Forthcoming opportunities for Award-winners

The award also brings significant benefits for successful business schools.  They will have the ability to play an active role in schemes such as Growth Vouchers, Growth Accelerators and Start-Up Loans provided by the Government – meaning they can directly invest in new start-ups and entrepreneurs.

Awards ceremony at Downing Street

The Small Business Charter Award ceremony took place on 5th June 2014 at 10 Downing Street. The awards were presented by Lord Young and Sir Peter Bonfield, chair of The Small Business Charter Management Board and former chairman of BT.

Sir Peter Bonfield CBE FReng, Chair of the Small Business Charter Management Board, said:

“I am delighted to be involved with the Small Business Charter. This is an exciting initiative, which recognises the value of small businesses. We have a tremendous opportunity to nurture innovation and enterprise and support the next generation of great British entrepreneurs.”

Rekha Mehr, interim Managing Director, Small Business Charter, said:

“Micro-businesses make up 95% of UK businesses and play a crucial role in the structure of our economy. We need to further their growth and the Small Business Charter recognises UK business schools who are doing just that. Our accredited schools have made real impact in the last 18 months, directly supporting over 8,000 businesses, placing over 4,700 students on real business projects and helping students to start over 800 new businesses.”

Michael Hayman, Co-founder Seven Hills and StartUp Britain and member of the Small Business Charter Management Board, chaired the ceremony:

“The Small Business Charter unleashes the full potential of business schools as an asset for British enterprise. The schools celebrated today are set to become a nationwide network of entrepreneur-focused hubs for talent, creativity and ideas. The work underway and the work to come is about backing growth by realising new sources of skill and innovation. The schools are a national asset enhancing both the scale up potential of existing firms and supercharging the UK's energetic start up culture. Today is an important point of recognition for the twenty pioneering schools that are exemplars of academia providing an infrastructure for the growth of small business.

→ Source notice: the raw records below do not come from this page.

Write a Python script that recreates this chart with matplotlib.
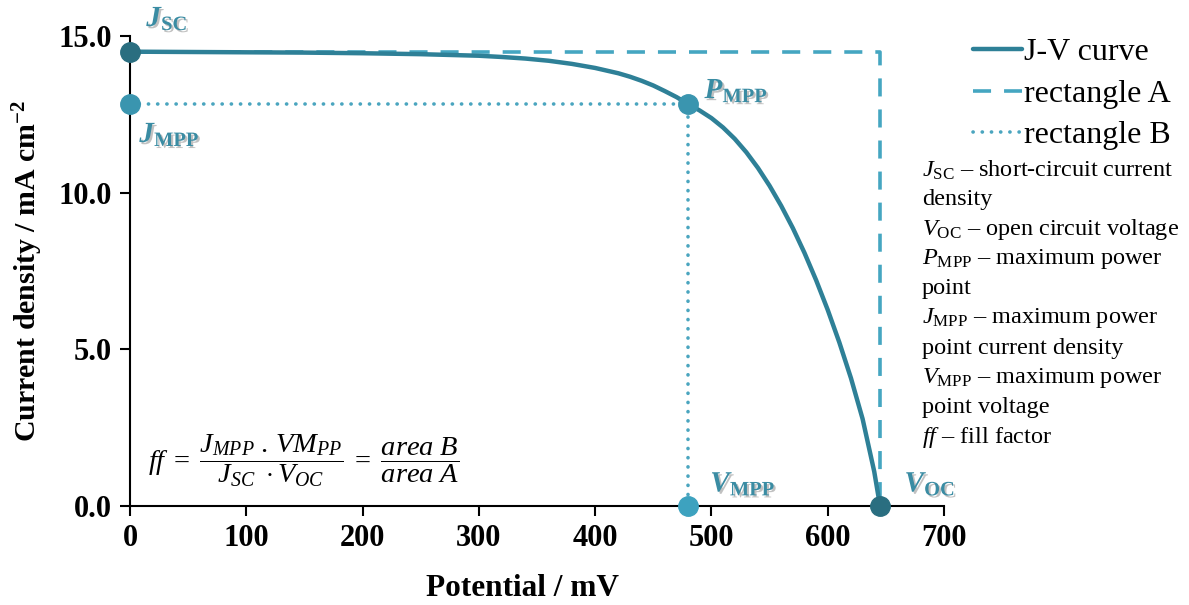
import matplotlib
matplotlib.use("Agg")
import matplotlib.pyplot as plt
import matplotlib.patheffects as pe

plt.rcParams['font.family'] = ['Liberation Serif', 'DejaVu Serif']
plt.rcParams['mathtext.fontset'] = 'custom'
plt.rcParams['mathtext.rm'] = 'Liberation Serif'
plt.rcParams['mathtext.it'] = 'Liberation Serif:italic'
plt.rcParams['mathtext.bf'] = 'Liberation Serif:bold'
plt.rcParams['mathtext.bfit'] = 'Liberation Serif:italic:bold'

# ---- data ----
voltage_mV = [0, 50, 100, 150, 200, 250, 300, 320, 340, 360, 380, 400, 420, 430,
              440, 450, 460, 470, 480, 490, 500, 510, 520, 530, 540, 550, 560,
              570, 580, 590, 600, 610, 620, 630, 640, 645]
current_mA = [14.50, 14.49, 14.48, 14.47, 14.45, 14.42, 14.37, 14.33, 14.28, 14.21,
              14.11, 13.98, 13.81, 13.70, 13.57, 13.42, 13.24, 13.05, 12.83, 12.62,
              12.38, 12.08, 11.72, 11.29, 10.79, 10.22, 9.58, 8.87, 8.08, 7.21,
              6.26, 5.22, 4.08, 2.78, 1.10, 0.0]
J_sc = 14.5
V_oc = 645
J_mpp = 12.83
V_mpp = 480
x_ticks = [0, 100, 200, 300, 400, 500, 600, 700]
y_ticks = [0, 5, 10, 15]
legend_labels = ["J-V curve", "rectangle A", "rectangle B"]
glossary = [
    r"$J_{\mathrm{SC}}$ – short-circuit current",
    "density",
    r"$V_{\mathrm{OC}}$ – open circuit voltage",
    r"$P_{\mathrm{MPP}}$ – maximum power",
    "point",
    r"$J_{\mathrm{MPP}}$ – maximum power",
    "point current density",
    r"$V_{\mathrm{MPP}}$ – maximum power",
    "point voltage",
    r"$ff$ – fill factor",
]

c_curve = "#2E8097"
c_rectA = "#45A6C1"
c_rectB = "#4AA5BF"
c_dark = "#2A6E80"
c_mid = "#3A95AF"

fig = plt.figure(figsize=(11.89, 6.05), dpi=100)
ax = fig.add_axes([130/1189, 1-506/605, (944-130)/1189, (506-36)/605])

l_curve, = ax.plot(voltage_mV, current_mA, color=c_curve, lw=3.2, zorder=3,
                   solid_capstyle='round', solid_joinstyle='round')
l_A, = ax.plot([0, V_oc, V_oc], [J_sc, J_sc, 0], color=c_rectA, lw=2.6,
               linestyle=(0, (5, 3.6)), zorder=2)
l_B, = ax.plot([0, V_mpp, V_mpp], [J_mpp, J_mpp, 0], color=c_rectB, lw=2.6,
               linestyle=(0, (0.05, 2.5)), dash_capstyle='round', zorder=2)

ms = 14
ax.plot([0], [J_sc], 'o', color=c_dark, ms=ms, clip_on=False, zorder=5)
ax.plot([0], [J_mpp], 'o', color=c_mid, ms=ms, clip_on=False, zorder=5)
ax.plot([V_mpp], [J_mpp], 'o', color=c_mid, ms=ms, clip_on=False, zorder=5)
ax.plot([V_mpp], [0], 'o', color="#3DA2BF", ms=ms, clip_on=False, zorder=5)
ax.plot([V_oc], [0], 'o', color=c_dark, ms=ms, clip_on=False, zorder=5)

shadow = [pe.withSimplePatchShadow(offset=(1.5, -1.5), shadow_rgbFace='#666666', alpha=0.4)]
lab_kw = dict(fontsize=21, color="#3A8CA3", path_effects=shadow, zorder=6)
ax.text(14, 15.55, r"$\mathbfit{J}_{\mathbf{SC}}$", va='center', ha='left', **lab_kw)
ax.text(8, 11.85, r"$\mathbfit{J}_{\mathbf{MPP}}$", va='center', ha='left', **lab_kw)
ax.text(494, 13.25, r"$\mathbfit{P}_{\mathbf{MPP}}$", va='center', ha='left', **lab_kw)
ax.text(499, 0.7, r"$\mathbfit{V}_{\mathbf{MPP}}$", va='center', ha='left', **lab_kw)
ax.text(666, 0.7, r"$\mathbfit{V}_{\mathbf{OC}}$", va='center', ha='left', **lab_kw)

ax.text(149, 1.45,
        r"$ff\;=\;\dfrac{J_{MPP}\ .\,VM_{PP}}{J_{SC}\ \cdot V_{OC}}\;=\;\dfrac{area\ B}{area\ A}$",
        fontsize=20.5, ha='center', va='center', color='black')

ax.set_xlim(0, 700)
ax.set_ylim(0, 15)
ax.set_xticks(x_ticks)
ax.set_xticklabels([str(v) for v in x_ticks])
ax.set_yticks(y_ticks)
ax.set_yticklabels([f"{v:.1f}" for v in y_ticks])
for s in ['top', 'right']:
    ax.spines[s].set_visible(False)
for s in ['left', 'bottom']:
    ax.spines[s].set_linewidth(1.5)
ax.tick_params(direction='out', length=7, width=1.5, labelsize=22, pad=6)
for lbl in ax.get_xticklabels() + ax.get_yticklabels():
    lbl.set_fontweight('bold')

ax.set_xlabel("Potential / mV", fontsize=22.5, fontweight='bold')
ax.set_ylabel(r"Current density / mA cm$^{\mathbf{-2}}$", fontsize=21.5,
              fontweight='bold')
ax.xaxis.set_label_coords((523-130)/814, (506-574)/470)
ax.yaxis.set_label_coords((45-130)/814, 0.5)

fig.legend([l_curve, l_A, l_B], legend_labels, loc='upper left',
           bbox_to_anchor=(957/1189, 1-22/605), frameon=False, fontsize=23,
           handlelength=1.55, handletextpad=0.05, labelspacing=0.38, borderpad=0)

for i, line in enumerate(glossary):
    y = 170 + i * 29.7
    fig.text(922/1189, 1 - y/605, line, fontsize=17.5, ha='left', va='center')

fig.savefig("out.png", dpi=100)
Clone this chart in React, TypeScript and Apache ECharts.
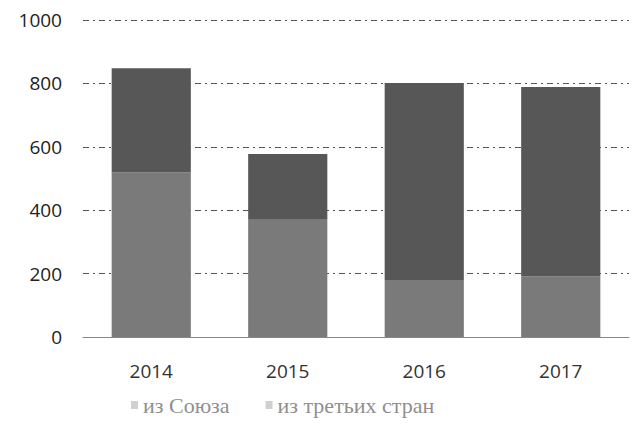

It is a culture of collaboration that is set to be accelerated as the Charter becomes a hallmark of national enterprise excellence.”

Winning schools

Congratulations to all 20 business schools awarded with a Small Business Charter award:

• Aston University, Aston Business School
• Coventry University, Coventry Business School
• Edinburgh Napier Business School
• Kingston University, Kingston Business School
• Lancaster University Management School
• Loughborough University School of Business and Economics
• Manchester Metropolitan University Business
• Nottingham Trent University, Nottingham Business School
• Southampton Solent University, Faculty of Business, Sport & Enterprise
• University College London, Department of Management Science and Innovation
• University of Birmingham, Birmingham Business School
• University of Leeds, Leeds University Business
• University of Leicester School of Management
• University of Liverpool Management School
• University of Northampton Business School
• University of Nottingham, Nottingham University Business School
• University of Salford, Salford Business School
• University of Strathclyde, Strathclyde Business School
• University of the West of England, Bristol Business School
• University of Wolverhampton Business School


About the Small Business Charter

The Small Business Charter originated following Lord Young’s report ‘Growing Your Business’, which was aimed at bringing business schools, business and entrepreneurs closer together to deliver real change. Supported by the Association of Business Schools, Lord Young and the Department for Business, Innovation and Skills the Small Business Charter Awards offers a springboard to unlocking support and investment for students, start-ups and small businesses. The Charter also follows the Association of Business Schools’ Innovation Taskforce report.

The Small Business Charter Management Board has its own management board independent of the Association of Business Schools. It is responsible for decision-making regarding (a) the making of awards and; (b) the strategic direction of the Small Business Charter.
The Association of Business Schools representatives - Chair and Chief Executive - have no input into decisions regarding awards which ensures the independence and objectivity of the Board.  This is laid out in the governance arrangements as agreed with the Department for Business, Innovation and Skills.